Information supplied:
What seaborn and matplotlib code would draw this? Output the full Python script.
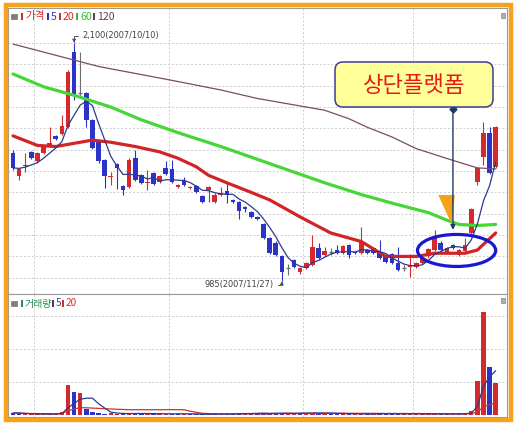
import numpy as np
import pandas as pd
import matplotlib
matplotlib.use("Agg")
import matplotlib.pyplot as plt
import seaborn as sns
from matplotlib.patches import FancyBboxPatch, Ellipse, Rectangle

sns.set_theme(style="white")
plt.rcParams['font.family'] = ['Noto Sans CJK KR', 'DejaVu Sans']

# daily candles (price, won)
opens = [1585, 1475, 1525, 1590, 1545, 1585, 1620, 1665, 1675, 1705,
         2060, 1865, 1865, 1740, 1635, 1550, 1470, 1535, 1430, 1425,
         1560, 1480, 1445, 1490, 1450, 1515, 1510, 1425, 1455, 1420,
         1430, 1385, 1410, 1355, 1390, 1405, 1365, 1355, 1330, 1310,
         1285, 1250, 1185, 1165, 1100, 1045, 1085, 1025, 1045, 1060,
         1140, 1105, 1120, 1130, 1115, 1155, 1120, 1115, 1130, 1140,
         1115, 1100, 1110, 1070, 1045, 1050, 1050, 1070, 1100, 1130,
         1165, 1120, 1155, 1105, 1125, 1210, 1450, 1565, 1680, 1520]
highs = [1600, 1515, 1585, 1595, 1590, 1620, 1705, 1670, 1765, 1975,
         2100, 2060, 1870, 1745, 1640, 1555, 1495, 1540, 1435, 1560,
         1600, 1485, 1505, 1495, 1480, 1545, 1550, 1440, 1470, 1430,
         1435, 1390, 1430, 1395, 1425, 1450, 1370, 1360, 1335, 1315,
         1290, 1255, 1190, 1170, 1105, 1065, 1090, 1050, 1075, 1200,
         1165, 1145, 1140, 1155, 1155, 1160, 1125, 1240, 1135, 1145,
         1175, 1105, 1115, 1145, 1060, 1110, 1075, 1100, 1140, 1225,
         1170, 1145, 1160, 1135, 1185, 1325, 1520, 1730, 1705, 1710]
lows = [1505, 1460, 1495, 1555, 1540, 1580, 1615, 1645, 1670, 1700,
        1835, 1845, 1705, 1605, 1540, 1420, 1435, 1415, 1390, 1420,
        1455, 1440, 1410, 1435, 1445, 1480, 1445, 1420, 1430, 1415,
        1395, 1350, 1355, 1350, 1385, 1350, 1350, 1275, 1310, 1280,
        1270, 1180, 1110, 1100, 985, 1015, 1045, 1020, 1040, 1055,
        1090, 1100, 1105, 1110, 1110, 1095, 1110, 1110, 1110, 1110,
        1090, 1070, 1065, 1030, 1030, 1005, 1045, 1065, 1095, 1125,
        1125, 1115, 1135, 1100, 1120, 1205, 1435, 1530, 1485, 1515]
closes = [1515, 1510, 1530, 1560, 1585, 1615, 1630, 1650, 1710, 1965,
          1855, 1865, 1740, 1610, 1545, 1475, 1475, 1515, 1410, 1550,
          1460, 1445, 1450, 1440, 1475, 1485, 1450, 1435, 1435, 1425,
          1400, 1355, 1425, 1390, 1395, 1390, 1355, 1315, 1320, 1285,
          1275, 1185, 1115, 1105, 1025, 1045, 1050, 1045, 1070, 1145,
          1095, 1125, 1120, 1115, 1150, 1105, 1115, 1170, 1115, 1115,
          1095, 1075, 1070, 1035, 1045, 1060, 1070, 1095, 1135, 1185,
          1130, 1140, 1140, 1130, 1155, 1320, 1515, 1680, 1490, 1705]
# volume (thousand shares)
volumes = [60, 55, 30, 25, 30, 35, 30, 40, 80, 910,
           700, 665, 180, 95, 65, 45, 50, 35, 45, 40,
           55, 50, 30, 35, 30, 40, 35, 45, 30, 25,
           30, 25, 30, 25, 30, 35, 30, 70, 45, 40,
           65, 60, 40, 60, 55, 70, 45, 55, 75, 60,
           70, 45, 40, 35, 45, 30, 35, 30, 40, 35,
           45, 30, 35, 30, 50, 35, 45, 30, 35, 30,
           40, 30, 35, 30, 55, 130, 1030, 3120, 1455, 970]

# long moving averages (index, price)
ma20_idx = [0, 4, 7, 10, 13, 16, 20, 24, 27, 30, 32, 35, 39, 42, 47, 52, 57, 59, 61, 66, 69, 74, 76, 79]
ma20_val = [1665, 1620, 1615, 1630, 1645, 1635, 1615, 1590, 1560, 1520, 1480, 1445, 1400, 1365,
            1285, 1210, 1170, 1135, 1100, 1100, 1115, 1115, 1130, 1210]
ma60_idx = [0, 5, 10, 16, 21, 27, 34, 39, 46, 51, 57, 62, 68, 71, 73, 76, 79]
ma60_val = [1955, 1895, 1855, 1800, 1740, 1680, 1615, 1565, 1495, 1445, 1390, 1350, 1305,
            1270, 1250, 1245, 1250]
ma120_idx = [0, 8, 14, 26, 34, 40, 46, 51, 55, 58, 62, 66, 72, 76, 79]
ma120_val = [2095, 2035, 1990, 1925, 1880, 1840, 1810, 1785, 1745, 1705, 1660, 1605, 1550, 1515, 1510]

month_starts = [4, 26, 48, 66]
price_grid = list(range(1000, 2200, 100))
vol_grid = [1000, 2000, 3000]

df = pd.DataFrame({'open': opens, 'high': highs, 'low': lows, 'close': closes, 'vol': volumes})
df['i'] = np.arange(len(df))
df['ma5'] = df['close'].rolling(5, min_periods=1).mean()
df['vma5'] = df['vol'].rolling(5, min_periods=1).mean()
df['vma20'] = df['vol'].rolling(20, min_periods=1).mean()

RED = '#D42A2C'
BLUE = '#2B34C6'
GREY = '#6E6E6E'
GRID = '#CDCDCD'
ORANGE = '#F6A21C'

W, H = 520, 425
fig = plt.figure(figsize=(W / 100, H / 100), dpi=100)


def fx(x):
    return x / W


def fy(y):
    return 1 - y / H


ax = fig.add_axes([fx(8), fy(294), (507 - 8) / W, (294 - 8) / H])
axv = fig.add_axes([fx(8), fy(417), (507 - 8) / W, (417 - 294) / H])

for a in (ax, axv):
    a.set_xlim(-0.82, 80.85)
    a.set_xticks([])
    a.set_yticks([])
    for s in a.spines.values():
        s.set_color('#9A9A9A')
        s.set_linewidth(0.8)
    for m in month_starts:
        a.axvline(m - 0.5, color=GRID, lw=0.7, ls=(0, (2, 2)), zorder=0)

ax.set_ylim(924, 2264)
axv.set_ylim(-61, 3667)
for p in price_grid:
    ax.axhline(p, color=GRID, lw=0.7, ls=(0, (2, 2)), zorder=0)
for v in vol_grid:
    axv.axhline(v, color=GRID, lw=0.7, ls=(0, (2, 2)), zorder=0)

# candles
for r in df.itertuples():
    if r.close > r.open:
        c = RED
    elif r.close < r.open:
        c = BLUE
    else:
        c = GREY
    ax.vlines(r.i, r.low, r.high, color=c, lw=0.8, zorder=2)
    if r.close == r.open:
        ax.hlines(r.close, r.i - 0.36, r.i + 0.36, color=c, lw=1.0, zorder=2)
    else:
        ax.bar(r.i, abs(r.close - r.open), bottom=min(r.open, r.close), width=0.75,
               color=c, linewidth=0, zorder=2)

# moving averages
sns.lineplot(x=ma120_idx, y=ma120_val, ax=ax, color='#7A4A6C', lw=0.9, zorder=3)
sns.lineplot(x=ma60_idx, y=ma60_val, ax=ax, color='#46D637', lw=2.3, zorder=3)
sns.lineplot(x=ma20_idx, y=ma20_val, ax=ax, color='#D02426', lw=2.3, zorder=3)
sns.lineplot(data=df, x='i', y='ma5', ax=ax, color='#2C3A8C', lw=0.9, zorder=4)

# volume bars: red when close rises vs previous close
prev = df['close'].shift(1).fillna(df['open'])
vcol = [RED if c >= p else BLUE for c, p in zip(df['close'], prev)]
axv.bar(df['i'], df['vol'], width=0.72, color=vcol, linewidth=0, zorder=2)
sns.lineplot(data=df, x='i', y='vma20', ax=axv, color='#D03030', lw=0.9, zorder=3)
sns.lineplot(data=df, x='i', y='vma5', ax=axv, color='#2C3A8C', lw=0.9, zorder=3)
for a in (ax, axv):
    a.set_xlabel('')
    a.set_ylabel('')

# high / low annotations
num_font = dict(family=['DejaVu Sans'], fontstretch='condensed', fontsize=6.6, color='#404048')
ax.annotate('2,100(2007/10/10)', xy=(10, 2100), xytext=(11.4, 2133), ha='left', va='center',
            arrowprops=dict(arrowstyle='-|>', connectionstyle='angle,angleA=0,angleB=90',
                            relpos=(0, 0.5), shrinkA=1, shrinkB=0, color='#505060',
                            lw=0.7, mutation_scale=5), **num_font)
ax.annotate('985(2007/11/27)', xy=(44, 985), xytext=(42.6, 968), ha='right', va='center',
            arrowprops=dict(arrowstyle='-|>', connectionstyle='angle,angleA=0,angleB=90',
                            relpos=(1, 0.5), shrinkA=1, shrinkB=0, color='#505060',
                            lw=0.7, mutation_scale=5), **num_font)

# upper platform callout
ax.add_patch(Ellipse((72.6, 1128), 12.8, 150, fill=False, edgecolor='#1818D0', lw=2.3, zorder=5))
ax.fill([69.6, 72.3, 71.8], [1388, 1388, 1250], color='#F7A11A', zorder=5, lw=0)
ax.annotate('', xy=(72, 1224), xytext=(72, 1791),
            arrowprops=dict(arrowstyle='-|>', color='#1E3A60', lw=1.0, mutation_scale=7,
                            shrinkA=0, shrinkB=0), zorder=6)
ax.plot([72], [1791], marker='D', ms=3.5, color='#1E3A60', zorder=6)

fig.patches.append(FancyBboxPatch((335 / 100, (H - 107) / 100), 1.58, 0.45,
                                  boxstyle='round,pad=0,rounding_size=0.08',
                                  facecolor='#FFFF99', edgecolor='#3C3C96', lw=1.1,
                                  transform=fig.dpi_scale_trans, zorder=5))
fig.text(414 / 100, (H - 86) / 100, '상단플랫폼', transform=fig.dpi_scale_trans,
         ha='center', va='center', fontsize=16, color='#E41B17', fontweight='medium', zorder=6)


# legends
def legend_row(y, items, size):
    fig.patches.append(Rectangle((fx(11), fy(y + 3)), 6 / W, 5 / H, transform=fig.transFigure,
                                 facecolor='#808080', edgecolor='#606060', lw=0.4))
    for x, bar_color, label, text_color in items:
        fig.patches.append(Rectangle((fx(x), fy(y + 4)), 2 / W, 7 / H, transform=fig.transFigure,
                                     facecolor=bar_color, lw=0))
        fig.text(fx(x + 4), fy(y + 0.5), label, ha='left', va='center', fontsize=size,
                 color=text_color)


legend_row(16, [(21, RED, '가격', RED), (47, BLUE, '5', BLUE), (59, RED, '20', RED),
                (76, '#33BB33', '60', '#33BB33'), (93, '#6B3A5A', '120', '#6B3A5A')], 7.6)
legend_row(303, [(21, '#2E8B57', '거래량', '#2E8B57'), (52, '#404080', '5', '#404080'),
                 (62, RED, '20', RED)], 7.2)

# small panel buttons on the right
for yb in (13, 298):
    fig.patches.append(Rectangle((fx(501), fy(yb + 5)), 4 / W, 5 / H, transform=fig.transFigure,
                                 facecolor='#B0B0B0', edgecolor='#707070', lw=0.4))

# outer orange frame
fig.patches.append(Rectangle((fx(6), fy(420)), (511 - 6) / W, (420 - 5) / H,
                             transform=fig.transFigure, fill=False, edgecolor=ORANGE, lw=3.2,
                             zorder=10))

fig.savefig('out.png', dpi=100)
--
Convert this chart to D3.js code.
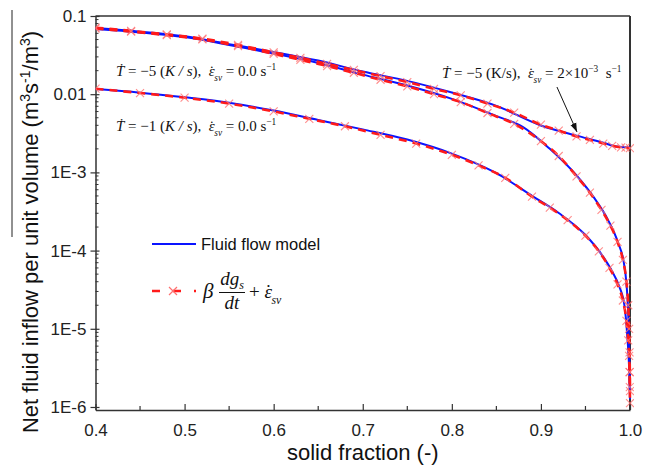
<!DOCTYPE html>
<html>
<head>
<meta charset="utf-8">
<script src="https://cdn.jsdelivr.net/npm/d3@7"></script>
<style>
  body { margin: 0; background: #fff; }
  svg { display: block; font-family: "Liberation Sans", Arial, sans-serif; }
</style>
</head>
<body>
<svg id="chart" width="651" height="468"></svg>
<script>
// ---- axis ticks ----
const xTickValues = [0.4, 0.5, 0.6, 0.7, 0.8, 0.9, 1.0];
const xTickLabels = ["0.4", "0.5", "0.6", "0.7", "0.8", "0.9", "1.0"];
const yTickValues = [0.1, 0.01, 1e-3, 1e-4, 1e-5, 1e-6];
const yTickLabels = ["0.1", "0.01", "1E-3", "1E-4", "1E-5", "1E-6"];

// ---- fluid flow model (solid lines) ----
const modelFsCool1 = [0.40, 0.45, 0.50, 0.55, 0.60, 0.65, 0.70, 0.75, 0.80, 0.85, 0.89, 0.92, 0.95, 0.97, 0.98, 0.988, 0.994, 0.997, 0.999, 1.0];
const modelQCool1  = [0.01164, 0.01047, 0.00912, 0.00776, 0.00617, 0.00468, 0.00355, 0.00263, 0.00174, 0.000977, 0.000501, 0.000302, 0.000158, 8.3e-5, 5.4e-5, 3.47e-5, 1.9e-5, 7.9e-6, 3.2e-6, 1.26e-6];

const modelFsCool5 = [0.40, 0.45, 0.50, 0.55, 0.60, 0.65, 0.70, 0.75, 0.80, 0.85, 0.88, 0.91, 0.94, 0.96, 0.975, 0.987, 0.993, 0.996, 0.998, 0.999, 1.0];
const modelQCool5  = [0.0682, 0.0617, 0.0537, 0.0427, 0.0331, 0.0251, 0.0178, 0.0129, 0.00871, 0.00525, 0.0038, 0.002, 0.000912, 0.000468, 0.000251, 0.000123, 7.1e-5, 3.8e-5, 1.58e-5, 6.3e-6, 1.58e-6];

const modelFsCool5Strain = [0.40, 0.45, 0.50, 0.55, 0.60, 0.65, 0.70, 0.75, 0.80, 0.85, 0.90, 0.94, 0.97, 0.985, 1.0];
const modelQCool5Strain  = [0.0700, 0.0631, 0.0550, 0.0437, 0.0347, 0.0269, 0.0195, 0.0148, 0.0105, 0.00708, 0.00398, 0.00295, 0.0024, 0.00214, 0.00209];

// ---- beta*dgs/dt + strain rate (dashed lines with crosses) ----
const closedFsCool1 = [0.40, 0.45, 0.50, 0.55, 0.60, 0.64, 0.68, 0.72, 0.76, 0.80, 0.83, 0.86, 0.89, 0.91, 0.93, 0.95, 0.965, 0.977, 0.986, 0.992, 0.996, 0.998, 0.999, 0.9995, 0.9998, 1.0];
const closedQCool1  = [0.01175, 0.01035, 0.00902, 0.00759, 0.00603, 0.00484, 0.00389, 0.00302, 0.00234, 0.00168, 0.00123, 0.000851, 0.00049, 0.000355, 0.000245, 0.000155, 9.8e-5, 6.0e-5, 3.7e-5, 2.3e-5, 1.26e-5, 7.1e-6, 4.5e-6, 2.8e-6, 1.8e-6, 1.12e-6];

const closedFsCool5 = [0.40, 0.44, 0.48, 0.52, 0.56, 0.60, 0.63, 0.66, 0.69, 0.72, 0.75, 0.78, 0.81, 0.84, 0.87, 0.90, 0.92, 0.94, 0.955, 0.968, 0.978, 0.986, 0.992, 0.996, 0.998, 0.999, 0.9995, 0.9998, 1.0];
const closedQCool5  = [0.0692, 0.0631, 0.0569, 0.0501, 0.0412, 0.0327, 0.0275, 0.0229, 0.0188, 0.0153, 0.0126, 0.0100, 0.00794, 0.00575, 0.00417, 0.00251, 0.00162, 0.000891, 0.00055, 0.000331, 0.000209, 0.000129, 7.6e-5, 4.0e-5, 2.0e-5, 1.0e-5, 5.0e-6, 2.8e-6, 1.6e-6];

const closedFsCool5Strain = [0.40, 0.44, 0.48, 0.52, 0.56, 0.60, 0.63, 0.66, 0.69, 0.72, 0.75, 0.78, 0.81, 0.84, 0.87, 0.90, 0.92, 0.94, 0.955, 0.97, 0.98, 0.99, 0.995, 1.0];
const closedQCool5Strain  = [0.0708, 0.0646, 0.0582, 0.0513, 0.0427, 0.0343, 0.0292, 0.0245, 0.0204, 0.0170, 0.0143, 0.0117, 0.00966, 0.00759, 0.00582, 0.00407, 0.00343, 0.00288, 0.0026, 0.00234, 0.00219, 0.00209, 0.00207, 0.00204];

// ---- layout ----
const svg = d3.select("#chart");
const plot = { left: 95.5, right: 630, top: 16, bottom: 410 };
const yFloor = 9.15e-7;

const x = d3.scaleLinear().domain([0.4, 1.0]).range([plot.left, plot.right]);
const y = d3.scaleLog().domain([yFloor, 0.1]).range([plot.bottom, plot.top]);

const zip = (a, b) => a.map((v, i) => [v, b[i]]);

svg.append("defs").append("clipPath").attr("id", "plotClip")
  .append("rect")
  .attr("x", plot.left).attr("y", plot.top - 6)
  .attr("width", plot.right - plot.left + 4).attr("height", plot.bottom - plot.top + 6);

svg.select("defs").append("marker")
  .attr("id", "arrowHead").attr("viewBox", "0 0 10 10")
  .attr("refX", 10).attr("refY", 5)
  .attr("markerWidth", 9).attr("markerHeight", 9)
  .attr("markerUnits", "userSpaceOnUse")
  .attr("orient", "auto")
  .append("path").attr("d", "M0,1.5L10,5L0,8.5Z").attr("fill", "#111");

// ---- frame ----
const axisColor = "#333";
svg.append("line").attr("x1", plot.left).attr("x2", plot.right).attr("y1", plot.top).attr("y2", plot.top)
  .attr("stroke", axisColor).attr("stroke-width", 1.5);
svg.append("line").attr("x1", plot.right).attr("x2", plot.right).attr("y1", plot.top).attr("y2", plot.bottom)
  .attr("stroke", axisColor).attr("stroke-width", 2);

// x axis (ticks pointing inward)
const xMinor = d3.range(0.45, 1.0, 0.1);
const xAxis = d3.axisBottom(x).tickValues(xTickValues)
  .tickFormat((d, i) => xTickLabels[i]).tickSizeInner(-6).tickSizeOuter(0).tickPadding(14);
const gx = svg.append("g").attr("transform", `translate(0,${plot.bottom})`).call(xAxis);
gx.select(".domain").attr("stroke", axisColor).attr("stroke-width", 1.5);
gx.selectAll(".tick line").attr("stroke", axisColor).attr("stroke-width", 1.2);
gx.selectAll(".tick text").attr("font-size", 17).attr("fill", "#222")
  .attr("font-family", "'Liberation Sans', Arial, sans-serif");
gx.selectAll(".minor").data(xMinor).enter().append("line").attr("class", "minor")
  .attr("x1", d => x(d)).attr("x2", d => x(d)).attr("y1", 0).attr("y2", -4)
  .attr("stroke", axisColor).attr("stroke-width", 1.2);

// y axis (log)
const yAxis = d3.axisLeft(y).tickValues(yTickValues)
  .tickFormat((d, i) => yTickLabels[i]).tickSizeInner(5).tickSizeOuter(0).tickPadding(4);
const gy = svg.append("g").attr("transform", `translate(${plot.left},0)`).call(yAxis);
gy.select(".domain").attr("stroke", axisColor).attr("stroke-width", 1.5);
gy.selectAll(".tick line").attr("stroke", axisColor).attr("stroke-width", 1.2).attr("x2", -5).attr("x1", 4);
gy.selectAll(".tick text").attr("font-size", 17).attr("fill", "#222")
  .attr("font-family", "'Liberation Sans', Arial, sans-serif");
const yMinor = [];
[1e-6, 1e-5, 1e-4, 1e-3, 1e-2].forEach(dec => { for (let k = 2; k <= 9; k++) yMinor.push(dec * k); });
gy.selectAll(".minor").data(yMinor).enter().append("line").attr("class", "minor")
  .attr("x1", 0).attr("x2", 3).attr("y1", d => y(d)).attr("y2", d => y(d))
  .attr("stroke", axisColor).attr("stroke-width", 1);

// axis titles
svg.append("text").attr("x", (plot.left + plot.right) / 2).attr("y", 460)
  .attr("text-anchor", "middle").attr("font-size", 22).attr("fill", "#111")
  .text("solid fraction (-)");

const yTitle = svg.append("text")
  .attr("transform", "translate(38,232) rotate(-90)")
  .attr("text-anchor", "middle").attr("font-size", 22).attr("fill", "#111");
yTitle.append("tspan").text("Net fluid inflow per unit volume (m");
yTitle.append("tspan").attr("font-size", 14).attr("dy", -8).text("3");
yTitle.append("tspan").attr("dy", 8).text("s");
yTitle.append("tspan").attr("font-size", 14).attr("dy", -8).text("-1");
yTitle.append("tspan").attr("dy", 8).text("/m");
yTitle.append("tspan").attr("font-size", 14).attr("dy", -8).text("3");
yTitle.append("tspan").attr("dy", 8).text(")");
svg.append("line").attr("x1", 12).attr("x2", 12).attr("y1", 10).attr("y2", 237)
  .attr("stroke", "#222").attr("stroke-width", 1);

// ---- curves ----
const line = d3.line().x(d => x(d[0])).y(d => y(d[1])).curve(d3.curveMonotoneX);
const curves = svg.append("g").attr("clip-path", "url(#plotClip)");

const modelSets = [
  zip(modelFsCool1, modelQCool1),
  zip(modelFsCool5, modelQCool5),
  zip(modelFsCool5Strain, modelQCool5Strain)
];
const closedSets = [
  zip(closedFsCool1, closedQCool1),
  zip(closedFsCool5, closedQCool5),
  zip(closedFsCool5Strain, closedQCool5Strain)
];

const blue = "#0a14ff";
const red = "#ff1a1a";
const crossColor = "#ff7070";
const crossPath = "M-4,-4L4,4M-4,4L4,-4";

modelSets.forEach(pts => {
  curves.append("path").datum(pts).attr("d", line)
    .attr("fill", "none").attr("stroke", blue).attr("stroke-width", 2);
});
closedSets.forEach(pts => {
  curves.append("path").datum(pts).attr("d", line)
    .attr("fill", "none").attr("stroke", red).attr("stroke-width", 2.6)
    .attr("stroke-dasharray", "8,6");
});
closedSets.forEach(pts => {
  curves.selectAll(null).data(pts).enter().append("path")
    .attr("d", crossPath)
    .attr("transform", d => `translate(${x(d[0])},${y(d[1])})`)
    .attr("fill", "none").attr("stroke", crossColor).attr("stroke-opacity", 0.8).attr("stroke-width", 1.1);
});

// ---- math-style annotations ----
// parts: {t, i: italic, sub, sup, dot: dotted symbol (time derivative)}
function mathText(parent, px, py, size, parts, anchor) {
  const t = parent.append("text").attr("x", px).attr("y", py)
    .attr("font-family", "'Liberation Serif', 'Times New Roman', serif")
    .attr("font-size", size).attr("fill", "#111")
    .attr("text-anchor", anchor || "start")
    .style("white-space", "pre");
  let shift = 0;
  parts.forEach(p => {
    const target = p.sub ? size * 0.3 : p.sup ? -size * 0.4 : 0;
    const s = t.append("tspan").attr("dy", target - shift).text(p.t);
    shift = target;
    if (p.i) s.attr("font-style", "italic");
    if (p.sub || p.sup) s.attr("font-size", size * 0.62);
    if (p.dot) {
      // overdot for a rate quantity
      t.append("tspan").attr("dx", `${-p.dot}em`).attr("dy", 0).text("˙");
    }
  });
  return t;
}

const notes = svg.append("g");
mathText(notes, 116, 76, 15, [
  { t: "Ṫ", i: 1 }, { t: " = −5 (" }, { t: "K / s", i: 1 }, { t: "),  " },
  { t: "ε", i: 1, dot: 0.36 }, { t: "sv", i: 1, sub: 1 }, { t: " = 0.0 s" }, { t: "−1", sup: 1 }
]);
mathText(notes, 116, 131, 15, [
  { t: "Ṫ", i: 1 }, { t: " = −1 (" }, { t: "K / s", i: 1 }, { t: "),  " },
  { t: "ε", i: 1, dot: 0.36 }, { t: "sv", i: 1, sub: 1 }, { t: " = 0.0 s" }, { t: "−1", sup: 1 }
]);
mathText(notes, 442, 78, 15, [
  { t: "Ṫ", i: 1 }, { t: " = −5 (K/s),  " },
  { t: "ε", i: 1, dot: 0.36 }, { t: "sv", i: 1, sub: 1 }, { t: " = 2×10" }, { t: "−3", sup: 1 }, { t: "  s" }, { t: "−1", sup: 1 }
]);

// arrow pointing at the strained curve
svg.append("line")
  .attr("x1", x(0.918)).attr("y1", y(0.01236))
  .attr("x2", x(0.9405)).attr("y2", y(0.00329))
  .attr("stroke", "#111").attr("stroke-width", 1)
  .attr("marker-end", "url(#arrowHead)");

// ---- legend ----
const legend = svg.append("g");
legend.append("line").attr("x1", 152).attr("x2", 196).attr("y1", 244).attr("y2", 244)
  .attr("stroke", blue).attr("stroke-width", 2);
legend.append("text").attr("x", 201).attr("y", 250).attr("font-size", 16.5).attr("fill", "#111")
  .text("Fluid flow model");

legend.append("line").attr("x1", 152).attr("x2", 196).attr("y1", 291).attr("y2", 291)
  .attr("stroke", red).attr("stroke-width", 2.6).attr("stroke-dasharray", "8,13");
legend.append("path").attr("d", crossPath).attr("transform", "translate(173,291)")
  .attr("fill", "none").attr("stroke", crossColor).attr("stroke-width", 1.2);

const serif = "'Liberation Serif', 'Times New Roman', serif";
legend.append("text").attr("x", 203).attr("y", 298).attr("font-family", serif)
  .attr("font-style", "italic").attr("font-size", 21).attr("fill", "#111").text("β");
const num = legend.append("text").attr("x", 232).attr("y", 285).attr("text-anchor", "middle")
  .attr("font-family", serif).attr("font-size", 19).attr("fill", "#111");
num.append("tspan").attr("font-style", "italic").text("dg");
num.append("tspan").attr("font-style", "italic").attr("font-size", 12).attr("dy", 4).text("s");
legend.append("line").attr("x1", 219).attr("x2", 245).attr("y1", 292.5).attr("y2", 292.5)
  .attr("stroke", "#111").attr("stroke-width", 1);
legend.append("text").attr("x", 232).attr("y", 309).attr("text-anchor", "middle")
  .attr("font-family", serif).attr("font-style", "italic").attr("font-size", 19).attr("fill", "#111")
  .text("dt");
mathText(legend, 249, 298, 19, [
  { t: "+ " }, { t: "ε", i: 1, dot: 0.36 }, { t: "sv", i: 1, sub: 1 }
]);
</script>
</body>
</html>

Aim of the exercise: Every line in the data that holds "matplotlib" should be copied out.

Result of the task:
What seaborn and matplotlib code would draw this? Output the full Python script.
import matplotlib
matplotlib.use("Agg")
import matplotlib.pyplot as plt
from matplotlib.patches import FancyBboxPatch, Ellipse, Rectangle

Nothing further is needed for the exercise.